2017-10-02 15:30:27,602 19221 WARN [ParsingThread-15] i.u.d.l.b.f.ParsingThread - Exception while fetching https://www.teamschramm.com/robots.txt
javax.net.ssl.SSLException: Received fatal alert: internal_error
        at sun.security.ssl.Alerts.getSSLException(Alerts.java:208)
        at sun.security.ssl.Alerts.getSSLException(Alerts.java:154)
        at sun.security.ssl.SSLSocketImpl.recvAlert(SSLSocketImpl.java:2033)
        at sun.security.ssl.SSLSocketImpl.readRecord(SSLSocketImpl.java:1135)
        at sun.security.ssl.SSLSocketImpl.performInitialHandshake(SSLSocketImpl.java:1385)
        at sun.security.ssl.SSLSocketImpl.startHandshake(SSLSocketImpl.java:1413)
        at sun.security.ssl.SSLSocketImpl.startHandshake(SSLSocketImpl.java:1397)
        at org.apache.http.conn.ssl.SSLConnectionSocketFactory.createLayeredSocket(SSLConnectionSocketFactory.java:396)
        at org.apache.http.conn.ssl.SSLConnectionSocketFactory.connectSocket(SSLConnectionSocketFactory.java:355)
        at org.apache.http.impl.conn.DefaultHttpClientConnectionOperator.connect(DefaultHttpClientConnectionOperator.java:142)
        at org.apache.http.impl.conn.BasicHttpClientConnectionManager.connect(BasicHttpClientConnectionManager.java:323)
        at org.apache.http.impl.execchain.MainClientExec.establishRoute(MainClientExec.java:381)
        at org.apache.http.impl.execchain.MainClientExec.execute(MainClientExec.java:237)
        at org.apache.http.impl.execchain.ProtocolExec.execute(ProtocolExec.java:185)
        at org.apache.http.impl.execchain.RetryExec.execute(RetryExec.java:89)
        at org.apache.http.impl.execchain.RedirectExec.execute(RedirectExec.java:111)
        at org.apache.http.impl.client.InternalHttpClient.doExecute(InternalHttpClient.java:185)
        at org.apache.http.impl.client.CloseableHttpClient.execute(CloseableHttpClient.java:72)
        at org.apache.http.impl.client.CloseableHttpClient.execute(CloseableHttpClient.java:221)
        at org.apache.http.impl.client.CloseableHttpClient.execute(CloseableHttpClient.java:191)
        at it.unimi.di.law.bubing.util.FetchData.fetch(FetchData.java:325)
        at it.unimi.di.law.bubing.frontier.FetchingThread.run(FetchingThread.java:272)
vigna commented 7 years ago

I see. Did you check whether

https://www.superprof.fr/cours/toute-matiere/marseille/

does work when addressed directly (i.e., not through redirects)?
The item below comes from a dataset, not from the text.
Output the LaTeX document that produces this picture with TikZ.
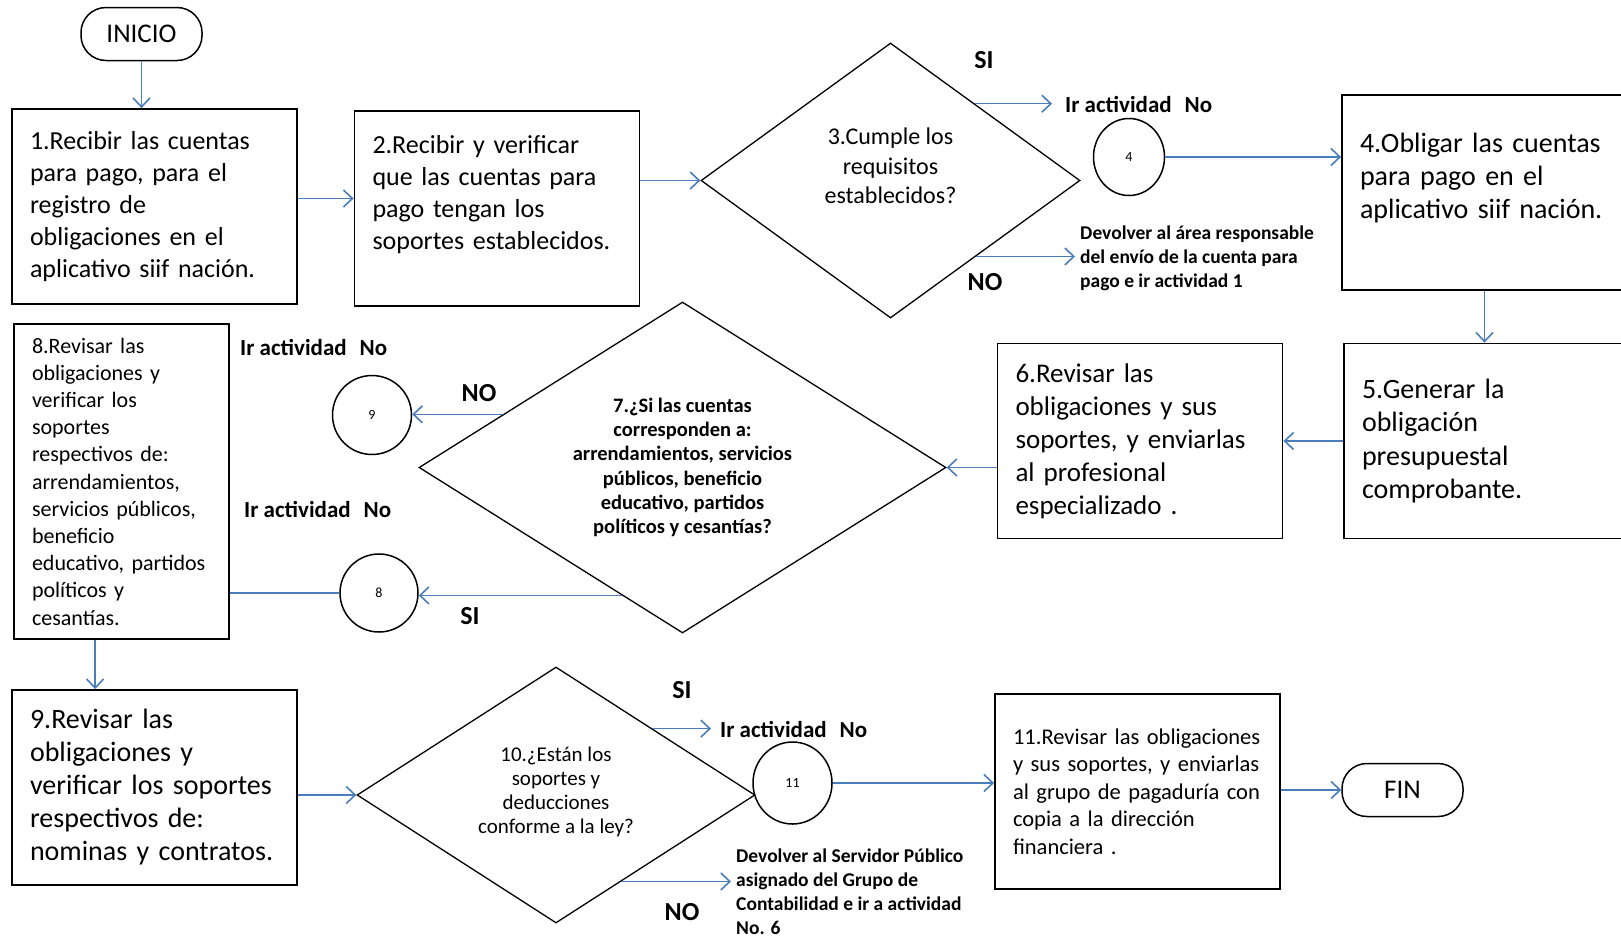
\documentclass[tikz,border=0pt]{standalone}
\usepackage{fontspec}
\setmainfont{Carlito}
\newfontfamily\apretada[WordSpace=0.45]{Carlito}
\usetikzlibrary{shapes.geometric,arrows.meta,calc}
\definecolor{azul}{HTML}{4A7EBB}

\begin{document}
\begin{tikzpicture}[x=1pt,y=-1pt,
  caja/.style={draw, line width=1.8pt, align=left, inner xsep=18pt, text width=249pt, minimum height=195pt},
  rombo/.style={draw, diamond, line width=1.3pt, align=center, inner sep=0pt},
  conector/.style={draw, ellipse, line width=1.5pt, inner sep=0pt, font=\fontsize{14}{16}\selectfont},
  terminal/.style={draw, rounded corners=25pt, line width=1.5pt, minimum width=121pt, minimum height=53pt, font=\fontsize{27}{32}\selectfont},
  flecha/.style={azul, line width=1.6pt, arrows={-Straight Barb[length=9pt,width=17pt]}},
  enlace/.style={azul, line width=1.6pt},
  etiqueta/.style={font=\fontsize{26}{30}\selectfont\bfseries, inner sep=0pt},
  aviso/.style={font=\fontsize{23}{28}\selectfont\bfseries, inner sep=0pt, anchor=west},
  nota/.style={font=\fontsize{19.5}{24}\selectfont\bfseries, align=left, inner sep=0pt, anchor=west}]
\useasboundingbox (0,0) rectangle (1621,937);

\node[terminal] (inicio) at (141.5,34) {INICIO};
\node[caja, font=\fontsize{26}{32}\selectfont] (act1) at (154.5,206.5)
  {1.Recibir las cuentas\\para pago, para el\\registro de\\obligaciones en el\\aplicativo siif nación.};
\node[caja, font=\fontsize{26}{32}\selectfont] (act2) at (497,208.5)
  {2.Recibir y verificar\\que las cuentas para\\pago tengan los\\soportes establecidos.\\ \mbox{}};
\node[rombo, aspect=1.38, minimum width=379pt, minimum height=275pt, font=\fontsize{24}{29.5}\selectfont] (dec3) at (890.5,180.5)
  {3.Cumple los\\requisitos\\establecidos?\\ \mbox{}};
\node[conector, minimum width=71pt, minimum height=77pt] (con4) at (1129,157) {4};
\node[caja, font=\fontsize{28}{33}\selectfont] (act4) at (1484.5,192.5)
  {4.Obligar las cuentas\\para pago en el\\aplicativo siif nación.\\ \mbox{}};
\node[caja, font=\fontsize{28}{33.4}\selectfont] (act5) at (1486.5,441)
  {5.Generar la\\obligación\\presupuestal\\comprobante.};
\node[caja, font=\fontsize{27}{33}\selectfont] (act6) at (1140,441)
  {6.Revisar las\\obligaciones y sus\\soportes, y enviarlas\\al profesional\\especializado .};
\node[rombo, aspect=1.6, minimum width=527pt, minimum height=331pt, font=\fontsize{20.5}{24.2}\selectfont\bfseries] (dec7) at (682.5,467.5)
  {7.¿Si las cuentas\\corresponden a:\\arrendamientos, servicios\\públicos, beneficio\\educativo, partidos\\políticos y cesantías?};
\node[conector, minimum width=79pt, minimum height=79pt] (con9) at (372,415) {9};
\node[conector, minimum width=78pt, minimum height=78pt] (con8) at (379,593) {8};
\node[caja, text width=179pt, minimum height=315pt, font=\apretada\fontsize{22}{27.2}\selectfont] (act8) at (121.5,481.5)
  {8.Revisar las\\obligaciones y\\verificar los\\soportes\\respectivos de:\\arrendamientos,\\servicios públicos,\\beneficio\\educativo, partidos\\políticos y\\cesantías.};
\node[caja, font=\fontsize{28}{33}\selectfont] (act9) at (154.5,787.5)
  {9.Revisar las\\obligaciones y\\verificar los soportes\\respectivos de:\\nominas y contratos.};
\node[rombo, aspect=1.55, minimum width=398pt, minimum height=256pt, font=\fontsize{21}{24}\selectfont] (dec10) at (556,795)
  {10.¿Están los\\soportes y\\deducciones\\conforme a la ley?\\[-14pt]\mbox{}};
\node[conector, minimum width=79pt, minimum height=82pt] (con11) at (792.5,783) {11};
\node[caja, font=\apretada\fontsize{22.5}{27.4}\selectfont] (act11) at (1137.5,791.5)
  {11.Revisar las obligaciones\\y sus soportes, y enviarlas\\al grupo de pagaduría con\\copia a la dirección\\financiera .};
\node[terminal] (fin) at (1402.5,790) {FIN};

\node[etiqueta] (si3) at (984,60) {SI};
\node[etiqueta] (no3) at (985,282) {NO};
\node[aviso] (ir4) at (1065,104) {Ir actividad\hspace{13pt}No};
\node[nota] (dev1) at (1080,258.5) {Devolver al área responsable\\del envío de la cuenta para\\pago e ir actividad 1};
\node[etiqueta] (no7) at (479,393) {NO};
\node[etiqueta] (si7) at (470,616) {SI};
\node[aviso] (ir9) at (240,347) {Ir actividad\hspace{13pt}No};
\node[aviso] (ir8) at (244,509) {Ir actividad\hspace{13pt}No};
\node[etiqueta] (si10) at (682,690) {SI};
\node[etiqueta] (no10) at (682,912) {NO};
\node[aviso] (ir11) at (720,729) {Ir actividad\hspace{13pt}No};
\node[nota] (dev6) at (736,892) {Devolver al Servidor Público\\asignado del Grupo de\\Contabilidad e ir a actividad\\No. 6};

\coordinate (dec3si) at ($(dec3.north)!0.444!(dec3.east)$);
\coordinate (dec3no) at ($(dec3.south)!0.45!(dec3.east)$);
\coordinate (dec7no) at ($(dec7.west)!0.32!(dec7.north)$);
\coordinate (dec7si) at ($(dec7.west)!0.77!(dec7.south)$);
\coordinate (dec10si) at ($(dec10.north)!0.484!(dec10.east)$);
\coordinate (dec10no) at ($(dec10.south)!0.328!(dec10.east)$);
\coordinate (sal8) at ([xshift=82pt]act8.south west);

\draw[flecha] (inicio.south) -- (inicio.south |- act1.north);
\draw[flecha] ([yshift=8pt]act1.east) -- ([yshift=8pt]act1.east -| act2.west);
\draw[flecha] (dec3.west -| act2.east) -- (dec3.west);
\draw[flecha, shorten >=13pt] (dec3si) -- (dec3si -| ir4.west);
\draw[flecha, shorten >=5pt] (dec3no) -- (dec3no -| dev1.west);
\draw[flecha] (con4.east) -- (con4.east -| act4.west);
\draw[flecha] (act4.south) -- (act4.south |- act5.north);
\draw[flecha] (act5.west) -- (act5.west -| act6.east);
\draw[flecha] (dec7.east -| act6.west) -- (dec7.east);
\draw[flecha] (dec7no) -- (dec7no -| con9.east);
\draw[flecha] (dec7si) -- (dec7si -| con8.east);
\draw[enlace] (con8.west) -- (con8.west -| act8.east);
\draw[flecha] (sal8) -- (sal8 |- act9.north);
\draw[flecha] (dec10.west -| act9.east) -- (dec10.west);
\draw[flecha, shorten >=9pt] (dec10si) -- (dec10si -| ir11.west);
\draw[flecha, shorten >=5pt] (dec10no) -- (dec10no -| dev6.west);
\draw[flecha] (con11.east) -- (con11.east -| act11.west);
\draw[flecha] (fin.west -| act11.east) -- (fin.west);
\end{tikzpicture}
\end{document}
vigna commented 7 years ago

The problem is the inherited methods are logged with the base class. Try this:

public class Test {
    public static class A {
        void a() {
            throw new RuntimeException();
        }
    }

    public static class B extends A {}
    public static void main(String a[]) {
        new B().a();
    }
}
guillaumepitel commented 7 years ago

Hi, yes I checked that's why I removed my comment, the problem is not that the ConnectionManager is ignored, just that this particular SSL connection fails, wether it's from a redirect or not. It's probably a java bug, I'll have to dig deeper to correct this.

guillaumepitel commented 7 years ago

So, after a bit more digging, it seems that the problem is that, for some reason, the SSL layer tries to initiate a SSLv2 handshake with some sites, and they reply harshly. Removing SSLv2 from the list of supported protocols in the ConnectionManager constructor alleviates the problem (there are still some sites in error though). However I guess that this protocol was added to support some sites ?
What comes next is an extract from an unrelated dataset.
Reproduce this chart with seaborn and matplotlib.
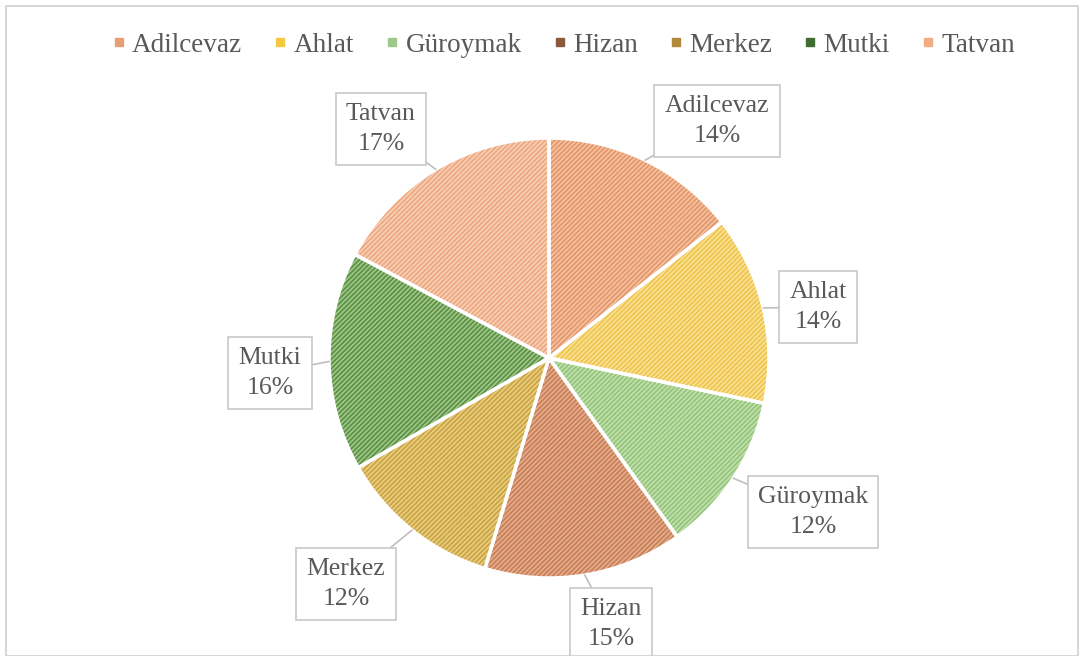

As a consequence, the only way, in my opinion, to deal with the problem would be to have several connection managers with different supported protocols, catching SSL exceptions and retrying with another Cx Manager when they happen.
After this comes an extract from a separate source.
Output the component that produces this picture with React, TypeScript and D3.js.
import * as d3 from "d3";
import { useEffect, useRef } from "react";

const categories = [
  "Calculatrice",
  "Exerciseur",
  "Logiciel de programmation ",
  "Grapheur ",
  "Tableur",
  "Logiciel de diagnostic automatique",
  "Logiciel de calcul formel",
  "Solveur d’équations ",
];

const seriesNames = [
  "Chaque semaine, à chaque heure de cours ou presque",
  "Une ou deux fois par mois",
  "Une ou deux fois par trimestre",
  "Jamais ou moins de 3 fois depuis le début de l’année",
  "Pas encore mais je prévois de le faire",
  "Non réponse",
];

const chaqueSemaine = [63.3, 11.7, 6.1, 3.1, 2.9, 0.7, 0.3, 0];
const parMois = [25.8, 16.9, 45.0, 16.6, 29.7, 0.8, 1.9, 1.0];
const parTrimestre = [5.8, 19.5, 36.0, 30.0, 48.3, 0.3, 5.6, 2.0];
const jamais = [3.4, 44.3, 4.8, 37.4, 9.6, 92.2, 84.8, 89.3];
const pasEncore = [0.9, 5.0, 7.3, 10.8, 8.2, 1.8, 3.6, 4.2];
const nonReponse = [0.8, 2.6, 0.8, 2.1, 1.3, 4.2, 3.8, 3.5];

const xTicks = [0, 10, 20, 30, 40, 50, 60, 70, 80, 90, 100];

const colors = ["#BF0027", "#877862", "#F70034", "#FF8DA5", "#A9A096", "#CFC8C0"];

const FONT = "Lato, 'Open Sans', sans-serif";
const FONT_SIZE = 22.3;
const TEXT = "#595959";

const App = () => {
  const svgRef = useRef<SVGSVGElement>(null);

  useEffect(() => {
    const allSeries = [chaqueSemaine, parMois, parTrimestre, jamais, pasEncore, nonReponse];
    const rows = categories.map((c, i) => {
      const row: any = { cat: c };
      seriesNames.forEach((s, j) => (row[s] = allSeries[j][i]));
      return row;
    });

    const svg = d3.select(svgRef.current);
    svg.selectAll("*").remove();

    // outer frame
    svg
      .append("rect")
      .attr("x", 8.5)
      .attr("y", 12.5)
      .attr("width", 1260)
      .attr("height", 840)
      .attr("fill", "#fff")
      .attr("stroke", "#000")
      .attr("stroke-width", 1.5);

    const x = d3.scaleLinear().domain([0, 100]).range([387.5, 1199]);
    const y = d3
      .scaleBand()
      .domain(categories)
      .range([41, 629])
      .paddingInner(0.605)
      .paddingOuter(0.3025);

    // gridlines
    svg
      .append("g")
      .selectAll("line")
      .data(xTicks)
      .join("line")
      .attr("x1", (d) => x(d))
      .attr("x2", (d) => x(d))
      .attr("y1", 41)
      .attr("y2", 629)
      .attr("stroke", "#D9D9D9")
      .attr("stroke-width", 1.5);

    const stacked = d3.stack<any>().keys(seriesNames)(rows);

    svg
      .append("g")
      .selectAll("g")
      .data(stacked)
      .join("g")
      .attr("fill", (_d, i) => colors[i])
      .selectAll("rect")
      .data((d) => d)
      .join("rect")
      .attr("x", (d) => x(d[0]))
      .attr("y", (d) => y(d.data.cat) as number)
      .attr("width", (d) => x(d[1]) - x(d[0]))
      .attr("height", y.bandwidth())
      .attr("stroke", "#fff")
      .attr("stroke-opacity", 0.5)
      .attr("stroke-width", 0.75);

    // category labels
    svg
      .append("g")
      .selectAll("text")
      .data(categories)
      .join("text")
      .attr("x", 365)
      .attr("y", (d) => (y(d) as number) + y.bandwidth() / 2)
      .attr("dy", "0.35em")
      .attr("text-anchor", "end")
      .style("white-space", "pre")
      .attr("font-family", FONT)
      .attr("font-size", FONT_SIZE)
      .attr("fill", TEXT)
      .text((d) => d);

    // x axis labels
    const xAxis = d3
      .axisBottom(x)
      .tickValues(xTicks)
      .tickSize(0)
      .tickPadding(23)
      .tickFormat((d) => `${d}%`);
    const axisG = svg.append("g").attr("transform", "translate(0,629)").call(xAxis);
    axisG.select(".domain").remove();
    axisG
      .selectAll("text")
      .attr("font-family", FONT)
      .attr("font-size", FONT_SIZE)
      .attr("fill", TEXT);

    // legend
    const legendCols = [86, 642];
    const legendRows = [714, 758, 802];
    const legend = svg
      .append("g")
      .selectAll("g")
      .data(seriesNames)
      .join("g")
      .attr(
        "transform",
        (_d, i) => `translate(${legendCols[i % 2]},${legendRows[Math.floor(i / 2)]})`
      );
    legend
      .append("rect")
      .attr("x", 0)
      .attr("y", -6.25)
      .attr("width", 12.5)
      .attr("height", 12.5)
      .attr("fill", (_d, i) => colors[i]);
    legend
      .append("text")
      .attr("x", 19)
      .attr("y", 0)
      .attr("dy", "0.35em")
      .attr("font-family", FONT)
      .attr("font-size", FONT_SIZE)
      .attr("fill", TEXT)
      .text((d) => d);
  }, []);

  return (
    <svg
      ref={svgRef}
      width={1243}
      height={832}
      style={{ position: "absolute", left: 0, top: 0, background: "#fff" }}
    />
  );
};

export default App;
vigna commented 7 years ago

Well, I think I copied that list of protocols somewhere, to include all protocols. We might make that list an optional parameter, too. But how many sites would be affected by this?

guillaumepitel commented 7 years ago

Maybe a hint in this blog post : https://jve.linuxwall.info/blog/index.php?post/TLS_Survey

It's not recent but probably interesting though.

vigna commented 7 years ago

Default is now to accept all certificates; an option brings back the previous behaviour.